From the Clocktower – How should we respond to Fowlkes arrest? 

By Kathi Bliss



I know the students and staff at Lockhart High School. Many, I know very well. Some, I know only tangentially, and others, I recognize by name, face or jersey number. But most of them, I know. More than that, I like to think that I know the culture at Lockhart High School. I know the attitude that the administrators and teachers try to cultivate, and I know how a lot of those students work to cultivate that culture. At least, I thought I did.

So it’s hard for me to understand the discussion that we, as a community, are having this week. It doesn’t make sense to me, on a whole lot of levels. And quite frankly, it makes me question everything I thought I knew, because it’s a conversation that we’ve had far too many times here lately.

Now, I’ll grant you, I’m an advocate of the “innocent until proven guilty,” dogma, and I’m certainly not saying that I know the facts of the case, here. The only thing I know for sure is that there was an allegation, an investigation and an arrest, and now, this thing, whatever it was, is front and center in our collective consciousness.

That makes me terribly uncomfortable.

A portion of what I report on begins with gossip. It often starts with a social media post, a text about something that someone heard; it starts with a question, asked repeatedly or well, that begs an answer. It is the job of a journalist to then research, collect facts, and present a wider narrative. In cases like this, that’s difficult to do, because so much of the facts remain by necessity under wraps, pending the outcome of any investigations, prosecutions or other actions. And sadly, that leaves the community at large in the attempting to fill in the blanks by any means necessary.

What’s important to remember, though, is that we were not party to the interactions between this teacher and this student. We don’t know. We can’t know, because we weren’t there, and we shouldn’t speculate, because it won’t help anything. All speculation can serve to do, in a situation like this, is make it worse on us, as a community.

It’s a terrible thing, to think that a teacher would treat what should be a sacred relationship, between a teacher and a student, so casually. Instinctively, we hear stories like this, and immediately begin to demonize. I think that’s natural, but I don’t necessarily know if it’s a good idea.

Is it absolutely wrong for a teacher and a student to have any kind of romantic contact? Absolutely. Is it appropriate for that to be treated as a “firing offense.” You bet. And, is it reasonable for such activity to be treated as a crime? Of course it is.

However, we all also know that interactions with teenagers can be complicated. We know, some from personal experience and others from anecdotal testimony, that some teenagers can, from time to time, embellish facts a little bit. They are also savvy enough to know exactly what to do to create retribution for a perceived slight. Ask any parent who’s ever had their kid call CPS and report abuse, because they got grounded. This happens, and we know it.

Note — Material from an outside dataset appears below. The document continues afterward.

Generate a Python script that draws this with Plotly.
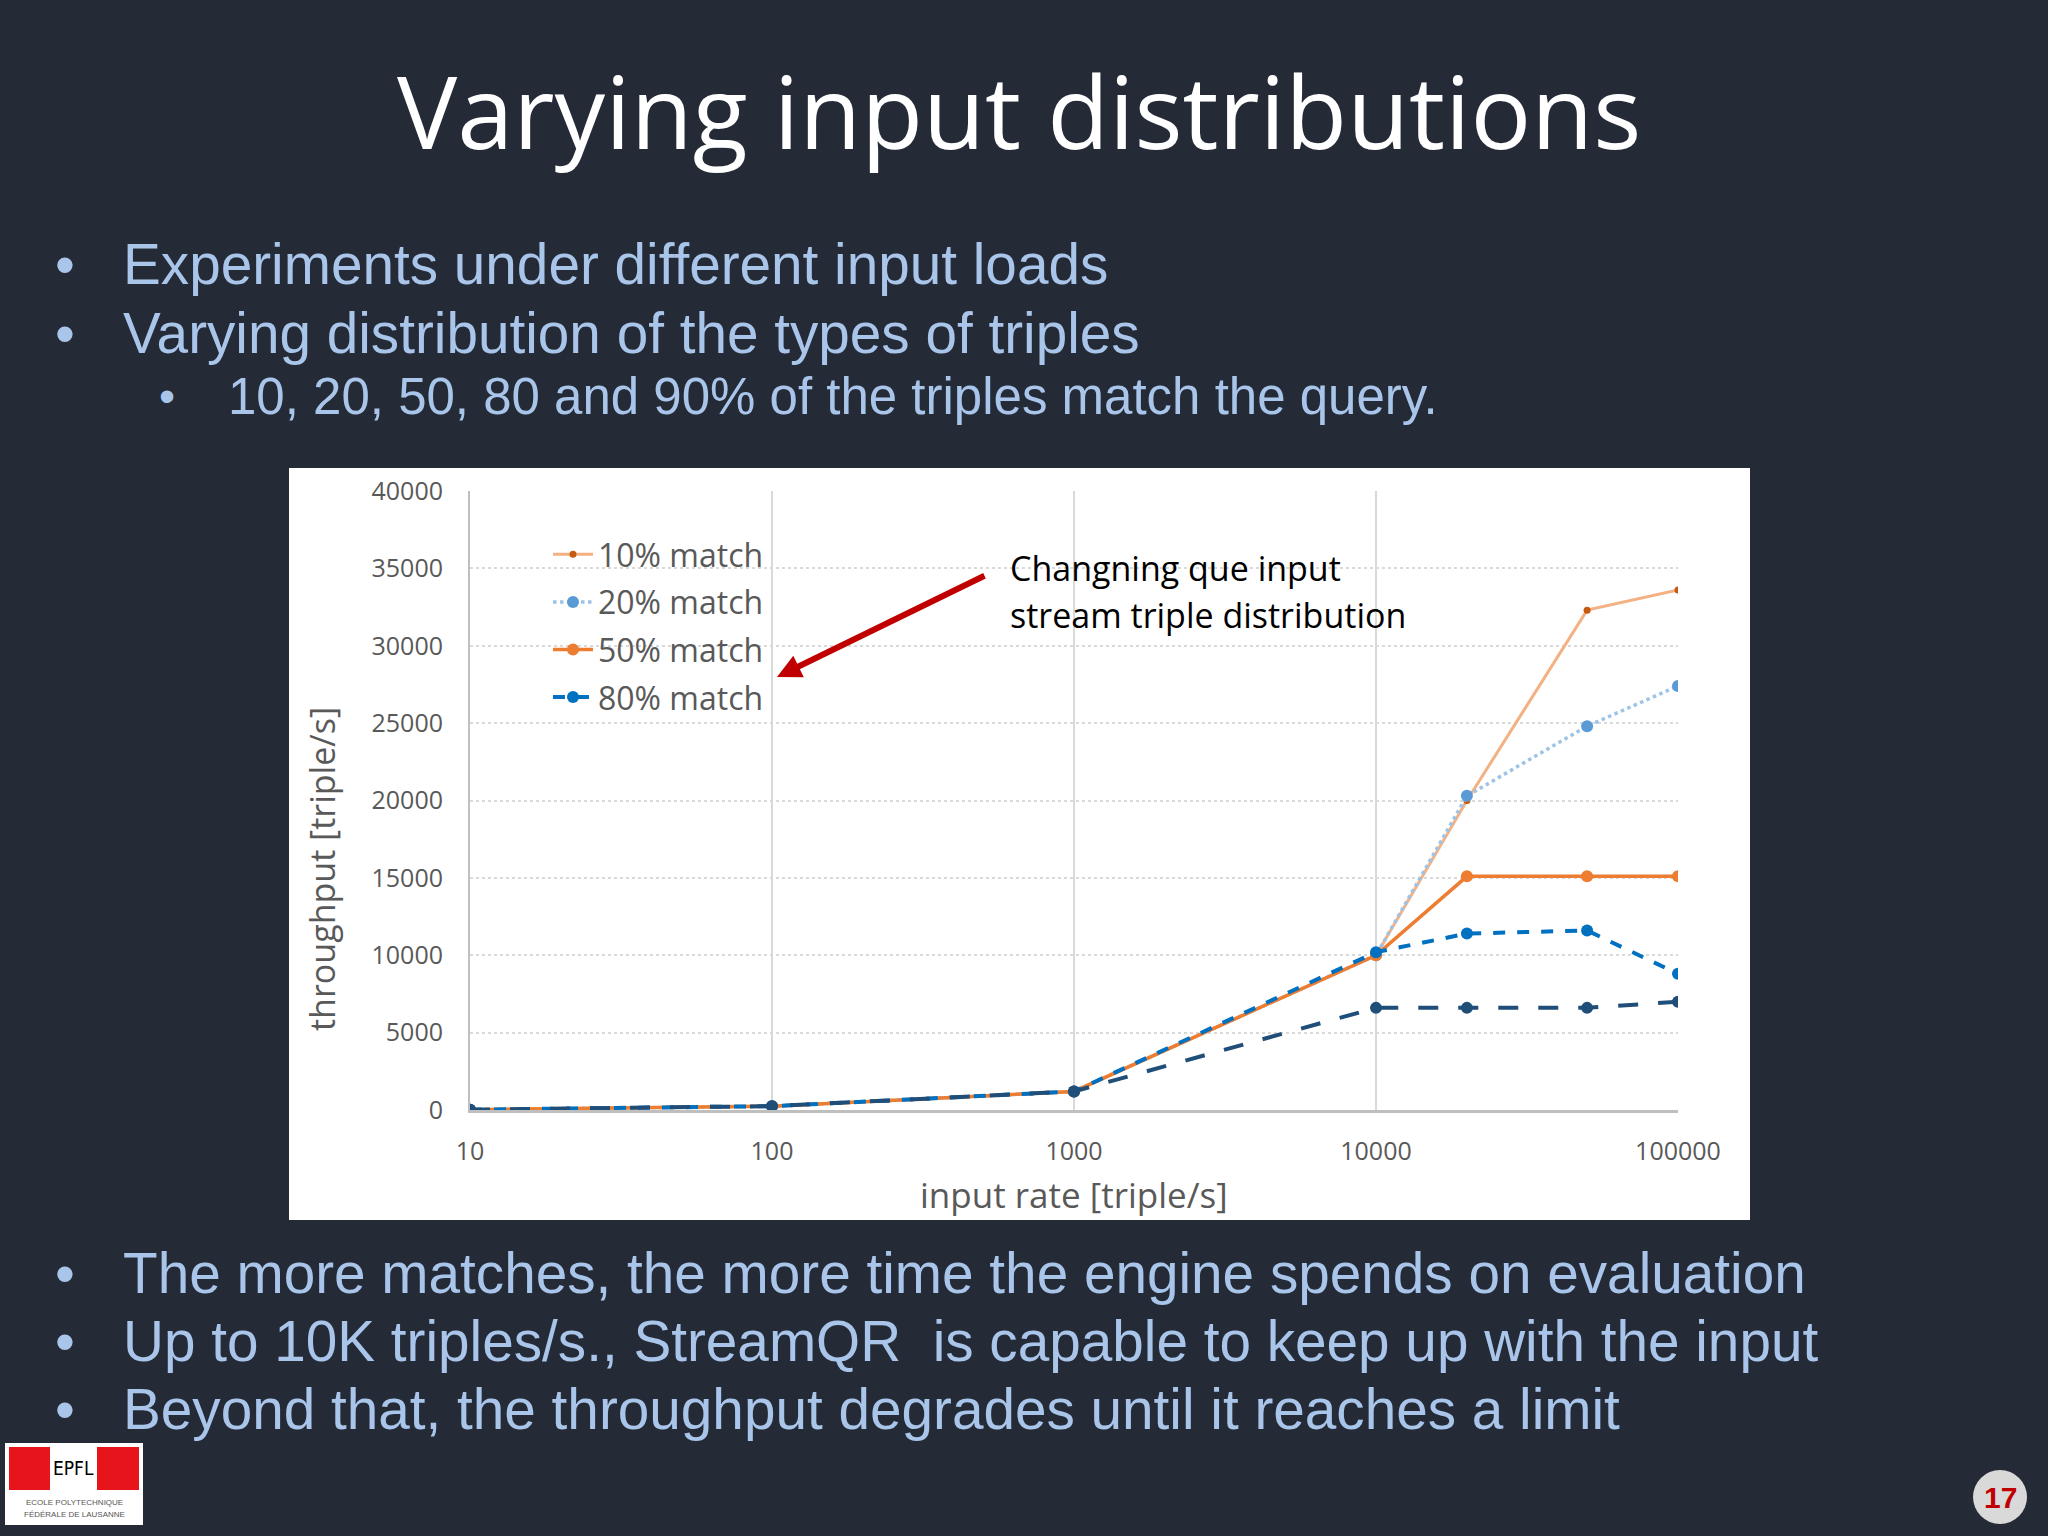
import plotly.graph_objects as go

W, H = 2048, 1536

# ---------------- data ----------------
input_rate = [10, 100, 1000, 10000, 20000, 50000, 100000]
match10 = [20, 250, 1200, 10000, 20000, 32300, 33600]
match20 = [20, 250, 1200, 10000, 20300, 24800, 27400]
match50 = [20, 250, 1200, 10000, 15100, 15100, 15100]
match80 = [20, 250, 1200, 10200, 11400, 11600, 8800]
match90 = [20, 250, 1200, 6600, 6600, 6600, 7000]
x_ticks = [10, 100, 1000, 10000, 100000]
x_ticktext = ["10", "100", "1000", "10000", "100000"]

BG = "#252a37"
TXT_BLUE = "#a9c5ea"
GRAY_TXT = "#595959"


def px(x):
    return x / W


def py(y):
    return 1 - y / H


fig = go.Figure()

series = [
    ("10% match", match10, dict(color="#f4b183", width=3), dict(color="#c55a11", size=7), True),
    ("20% match", match20, dict(color="#9dc3e6", width=3.5, dash="dot"), dict(color="#5b9bd5", size=12), True),
    ("50% match", match50, dict(color="#ed7d31", width=3.5), dict(color="#ed7d31", size=12), True),
    ("80% match", match80, dict(color="#0070c0", width=4, dash="dash"), dict(color="#0070c0", size=12), True),
    ("90% match", match90, dict(color="#1f4e79", width=4, dash="longdash"), dict(color="#1f4e79", size=12), False),
]
for name, vals, line, marker, show in series:
    fig.add_trace(go.Scatter(
        x=input_rate, y=vals, name=name, mode="lines+markers",
        line=line, marker=marker, showlegend=show, legendgroup=name,
    ))

# white chart box
shapes = [
    dict(type="rect", xref="paper", yref="paper", x0=px(289), x1=px(1750), y0=py(1220), y1=py(468),
         fillcolor="white", line=dict(width=0), layer="below"),
    # page number disc
    dict(type="circle", xref="paper", yref="paper", x0=px(1973), x1=px(2027), y0=py(1524), y1=py(1470),
         fillcolor="#d9d9d9", line=dict(width=0)),
    # EPFL logo
    dict(type="rect", xref="paper", yref="paper", x0=px(5), x1=px(143), y0=py(1525), y1=py(1443),
         fillcolor="white", line=dict(width=0)),
    dict(type="rect", xref="paper", yref="paper", x0=px(9), x1=px(50), y0=py(1490), y1=py(1447),
         fillcolor="#e8141b", line=dict(width=0)),
    dict(type="rect", xref="paper", yref="paper", x0=px(97), x1=px(139), y0=py(1490), y1=py(1447),
         fillcolor="#e8141b", line=dict(width=0)),
]

ann = []


def text(x, y, s, size, color, family="Liberation Sans, Arial", xanchor="left", yanchor="middle", **kw):
    ann.append(dict(x=px(x), y=py(y), xref="paper", yref="paper", text=s, showarrow=False,
                    xanchor=xanchor, yanchor=yanchor, font=dict(size=size, color=color, family=family), **kw))


# title
text(1019, 110, "Varying input distributions", 101, "white", family="Open Sans", xanchor="center")

# top bullets
text(65, 265, "•", 56.7, TXT_BLUE, xanchor="center")
text(121, 265, "Experiments under different input loads", 56.7, TXT_BLUE)
text(65, 333, "•", 56.7, TXT_BLUE, xanchor="center")
text(121, 333, "Varying distribution of the types of triples", 56.7, TXT_BLUE)
text(167, 396, "•", 46, TXT_BLUE, xanchor="center")
text(226, 396, "10, 20, 50, 80 and 90% of the triples match the query.", 51, TXT_BLUE)

# bottom bullets
for yy, s in [(1273, "The more matches, the more time the engine spends on evaluation"),
              (1341, "Up to 10K triples/s., StreamQR&nbsp; is capable to keep up with the input"),
              (1409, "Beyond that, the throughput degrades until it reaches a limit")]:
    text(65, yy, "•", 56.7, TXT_BLUE, xanchor="center")
    text(121, yy, s, 56.7, TXT_BLUE)

# axis titles
text(322, 869, "throughput [triple/s]", 34, GRAY_TXT, family="Open Sans", xanchor="center", textangle=-90)
text(1074, 1194, "input rate [triple/s]", 35, GRAY_TXT, family="Open Sans", xanchor="center")

# chart annotation
text(1008, 568, "Changning que input", 34, "black", family="Open Sans")
text(1008, 615, "stream triple distribution", 34, "black", family="Open Sans")
ann.append(dict(x=px(777), y=py(677), xref="paper", yref="paper", text="", showarrow=True,
                ax=209, ay=-102, arrowhead=2, arrowsize=0.8, arrowwidth=6, arrowcolor="#c00000"))

# page number
text(2000, 1497, "<b>17</b>", 30, "#c00000", xanchor="center")

# EPFL logo text
text(73, 1468, "EPFL", 19, "black", family="DejaVu Sans Condensed, DejaVu Sans", xanchor="center")
text(74, 1502, "ECOLE POLYTECHNIQUE", 8, "#555555", xanchor="center")
text(74, 1514, "FÉDÉRALE DE LAUSANNE", 8, "#555555", xanchor="center")

fig.update_layout(
    width=W, height=H, autosize=False,
    paper_bgcolor=BG, plot_bgcolor="white",
    margin=dict(l=0, r=0, t=0, b=0, pad=0, autoexpand=False),
    shapes=shapes, annotations=ann,
    showlegend=True,
    legend=dict(x=px(548), y=py(527), xanchor="left", yanchor="top",
                bgcolor="rgba(0,0,0,0)", font=dict(size=32, color=GRAY_TXT, family="Open Sans"),
                tracegroupgap=3, itemwidth=40),
    xaxis=dict(
        type="log", range=[1, 5], domain=[px(470), px(1678)],
        tickvals=x_ticks, ticktext=x_ticktext,
        showgrid=True, gridcolor="#d9d9d9", gridwidth=2,
        showline=True, linecolor="#bfbfbf", linewidth=3,
        tickfont=dict(size=25, color=GRAY_TXT, family="Open Sans"),
        ticks="", ticklabelstandoff=17, zeroline=False, automargin=False,
    ),
    yaxis=dict(
        range=[0, 40000], dtick=5000, tickformat="d", domain=[py(1110), py(491)],
        showgrid=True, gridcolor="#d9d9d9", gridwidth=2, griddash="dot",
        showline=True, linecolor="#bfbfbf", linewidth=2,
        zeroline=True, zerolinecolor="#bfbfbf", zerolinewidth=3,
        tickfont=dict(size=25, color=GRAY_TXT, family="Open Sans"),
        ticks="", ticklabelstandoff=20, automargin=False,
    ),
)

fig.write_html(
    "out.html",
    config={"responsive": False, "displayModeBar": False},
    post_script="document.body.style.margin='0';document.body.style.overflow='hidden';",
)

Put the tar and feathers away, because I’m not saying that’s what happened here. I’m not saying anything of the kind, and because I’m not directly involved in the investigation, I have no way of knowing what happened, how it started, or how it came to be headline news. Most of us, frankly, don’t have a clue. So, we as a community should be doing the responsible thing, and letting it play out through law enforcement and the courts. Should she be found guilty of committing a crime, that should be by a court of law, not a court of public opinion.

The student? His privacy should be protected. Willing participant or otherwise, the fact of the matter is that he is a child – a minor, above the legal age of sexual consent in the State of Texas, but a child nonetheless; it should never be fair game for grown-ups to gossip about kids. Not ever.

Of course, we should talk about it. I’m glad that the District was forthcoming, and that they have been communicative and transparent, insofar as they can, as to what’s happened and what will happen next. I appreciate that about them. But really, isn’t that all there is to say?

We know something happened. We aren’t sure what it was. But we also know that there have been repeated instances of teachers and students being involved in inappropriate relationships in our District. That is the conversation we need to be having. We need to talk about the fact that it happens, and we need to know that our teachers, and our students, know the right decisions to make, if they find themselves aware of such a situation.

But that can be a broad-spectrum conversation. It doesn’t have to be case specific, and I don’t know that it should ever be “name-specific.” We can have the conversation, just as effectively (if not moreso), in general terms.

Of course, I have to follow this story where it leads, and write about what I find. That’s what’s expected of me, in the context of my profession. What I don’t have to do, however, is speculate, gossip, or name names of the kid or kids who, realistically, willing participants or not, are crime victims. And to be perfectly honest, I hope the rest of you decide that you don’t have to do that, either.